Vooruitdenken als sleutel
Het KNMI benadrukt dat veel schade voorkomen kan worden door tijdig beleid en aanpassingen. Dat betekent investeren in klimaatbestendige infrastructuur, het aanpassen van steden, het versterken van energie- en watersystemen en goede communicatie richting burgers.
Het rapport roept bestuurders op om scenario’s niet weg te zetten als onwaarschijnlijk, maar ze te gebruiken als oefenmateriaal. “Als je weet wat er kan gebeuren, kun je betere keuzes maken,” aldus Van Aalst.
Wat betekent dit voor inwoners?
Voor inwoners betekent het rapport vooral dat het verstandig is om bewust te zijn van veranderende omstandigheden. Dat kan variëren van voorbereid zijn op hitte, tot het volgen van adviezen bij extreem weer.
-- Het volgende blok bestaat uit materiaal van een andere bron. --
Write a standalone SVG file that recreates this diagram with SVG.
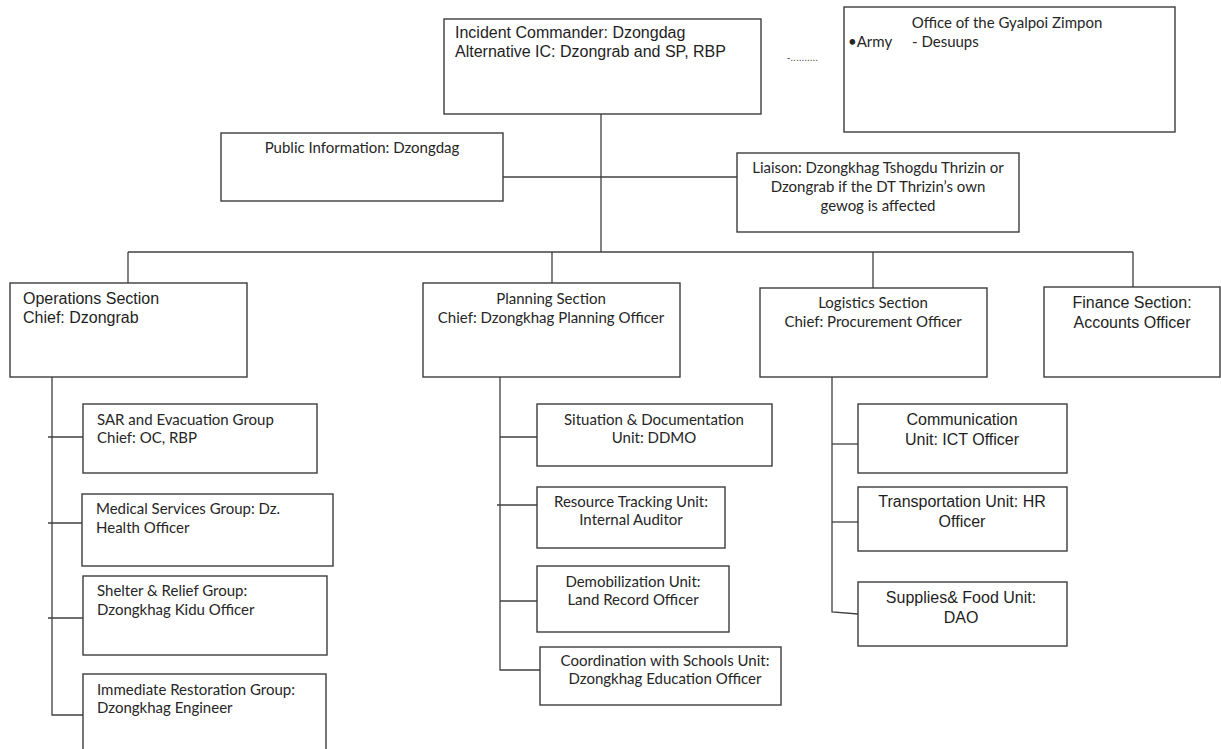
<svg xmlns="http://www.w3.org/2000/svg" width="1221" height="749" viewBox="0 0 1221 749">
  <style>
    .box { fill: #ffffff; stroke: #3c3c3c; stroke-width: 1.4; }
    .wire { fill: none; stroke: #404040; stroke-width: 1.3; }
    .arial { font-family: "Liberation Sans", Arial, sans-serif; font-size: 16px; fill: #1e1e1e; }
    .cal { font-family: Lato, "Noto Sans", sans-serif; font-size: 15px; fill: #262626; }
    .mid { text-anchor: middle; }
    .dots { font-family: "Liberation Sans", Arial, sans-serif; font-size: 10px; fill: #4a4a4a; }
  </style>
  <rect width="1221" height="749" fill="#ffffff"/>

  <!-- connectors -->
  <g id="connectors">
    <path class="wire" d="M601 114 V252"/>
    <path class="wire" d="M503 177 H737"/>
    <path class="wire" d="M128 252 H1133"/>
    <path class="wire" d="M128 252 V283"/>
    <path class="wire" d="M552 252 V283"/>
    <path class="wire" d="M873 252 V288"/>
    <path class="wire" d="M1133 252 V287"/>
    <!-- operations groups -->
    <path class="wire" d="M52 377 V715 H83"/>
    <path class="wire" d="M48 437 H83"/>
    <path class="wire" d="M48 523 H82"/>
    <path class="wire" d="M48 618 H83"/>
    <!-- planning units -->
    <path class="wire" d="M500 377 V670 H540"/>
    <path class="wire" d="M500 437 H537"/>
    <path class="wire" d="M497 505 H537"/>
    <path class="wire" d="M500 601 H537"/>
    <!-- logistics units -->
    <path class="wire" d="M832 377 V612 L858 614"/>
    <path class="wire" d="M832 444 H858"/>
    <path class="wire" d="M832 522 H858"/>
  </g>

  <g id="incident-commander">
    <rect class="box" x="444" y="19" width="317" height="95"/>
    <text class="arial" x="455" y="38">Incident Commander: Dzongdag</text>
    <text class="arial" x="455" y="57">Alternative IC: Dzongrab and SP, RBP</text>
  </g>
  <text class="dots" x="787" y="61">-..........</text>

  <g id="gyalpoi-zimpon">
    <rect class="box" x="844" y="7" width="331" height="125"/>
    <text class="cal mid" x="1007" y="28">Office of the Gyalpoi Zimpon</text>
    <text class="cal" x="848" y="47">•Army</text>
    <text class="cal" x="912" y="47">- Desuups</text>
  </g>

  <g id="public-information">
    <rect class="box" x="221" y="133" width="282" height="68"/>
    <text class="cal mid" x="362" y="153">Public Information: Dzongdag</text>
  </g>

  <g id="liaison">
    <rect class="box" x="737" y="153" width="282" height="79"/>
    <text class="cal mid" x="878" y="173">Liaison: Dzongkhag Tshogdu Thrizin or</text>
    <text class="cal mid" x="878" y="192">Dzongrab if the DT Thrizin’s own</text>
    <text class="cal mid" x="878" y="211">gewog is affected</text>
  </g>

  <g id="operations-section">
    <rect class="box" x="10" y="283" width="237" height="94"/>
    <text class="arial" x="23" y="304">Operations Section</text>
    <text class="arial" x="23" y="323">Chief: Dzongrab</text>
  </g>

  <g id="planning-section">
    <rect class="box" x="423" y="283" width="257" height="94"/>
    <text class="cal mid" x="551" y="304">Planning Section</text>
    <text class="cal mid" x="551" y="323">Chief: Dzongkhag Planning Officer</text>
  </g>

  <g id="logistics-section">
    <rect class="box" x="760" y="288" width="227" height="89"/>
    <text class="cal mid" x="873" y="308">Logistics Section</text>
    <text class="cal mid" x="873" y="327">Chief: Procurement Officer</text>
  </g>

  <g id="finance-section">
    <rect class="box" x="1044" y="287" width="176" height="90"/>
    <text class="arial mid" x="1132" y="308">Finance Section:</text>
    <text class="arial mid" x="1132" y="328">Accounts Officer</text>
  </g>

  <g id="sar-group">
    <rect class="box" x="83" y="404" width="234" height="69"/>
    <text class="cal" x="97" y="425">SAR and Evacuation Group</text>
    <text class="cal" x="97" y="443">Chief: OC, RBP</text>
  </g>

  <g id="medical-group">
    <rect class="box" x="82" y="494" width="251" height="72"/>
    <text class="cal" x="96" y="514">Medical Services Group: Dz.</text>
    <text class="cal" x="96" y="533">Health Officer</text>
  </g>

  <g id="shelter-group">
    <rect class="box" x="83" y="576" width="244" height="79"/>
    <text class="cal" x="97" y="596">Shelter &amp; Relief Group:</text>
    <text class="cal" x="97" y="615">Dzongkhag Kidu Officer</text>
  </g>

  <g id="restoration-group">
    <rect class="box" x="83" y="674" width="243" height="85"/>
    <text class="cal" x="97" y="695">Immediate Restoration Group:</text>
    <text class="cal" x="97" y="713">Dzongkhag Engineer</text>
  </g>

  <g id="situation-unit">
    <rect class="box" x="537" y="404" width="235" height="62"/>
    <text class="cal mid" x="654" y="425">Situation &amp; Documentation</text>
    <text class="cal mid" x="654" y="443">Unit: DDMO</text>
  </g>

  <g id="resource-unit">
    <rect class="box" x="537" y="487" width="188" height="61"/>
    <text class="cal mid" x="631" y="507">Resource Tracking Unit:</text>
    <text class="cal mid" x="631" y="525">Internal Auditor</text>
  </g>

  <g id="demobilization-unit">
    <rect class="box" x="537" y="566" width="192" height="66"/>
    <text class="cal mid" x="633" y="587">Demobilization Unit:</text>
    <text class="cal mid" x="633" y="605">Land Record Officer</text>
  </g>

  <g id="schools-unit">
    <rect class="box" x="540" y="647" width="241" height="58"/>
    <text class="cal mid" x="665" y="666">Coordination with Schools Unit:</text>
    <text class="cal mid" x="665" y="684">Dzongkhag Education Officer</text>
  </g>

  <g id="communication-unit">
    <rect class="box" x="858" y="404" width="209" height="69"/>
    <text class="arial mid" x="962" y="425">Communication</text>
    <text class="arial mid" x="962" y="445">Unit: ICT Officer</text>
  </g>

  <g id="transportation-unit">
    <rect class="box" x="858" y="487" width="209" height="64"/>
    <text class="arial mid" x="962" y="507">Transportation Unit: HR</text>
    <text class="arial mid" x="962" y="527">Officer</text>
  </g>

  <g id="supplies-unit">
    <rect class="box" x="858" y="582" width="209" height="64"/>
    <text class="arial mid" x="961" y="603">Supplies&amp; Food Unit:</text>
    <text class="arial mid" x="961" y="623">DAO</text>
  </g>
</svg>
Tegelijk blijft Nederland een veilig en goed georganiseerd land, waar veel kennis en middelen beschikbaar zijn om risico’s te beperken.
Een realistische blik vooruit
Het extreem rapport van het KNMI schetst geen doembeeld, maar een realistische blik op een veranderend klimaat. Door mogelijke scenario’s nu al te benoemen, ontstaat ruimte om te handelen voordat situaties zich voordoen. De boodschap is helder: wat ooit ondenkbaar leek, vraagt nu om aandacht, planning en samenwerking.
Niet uit angst, maar uit verantwoordelijkheid voor de toekomst.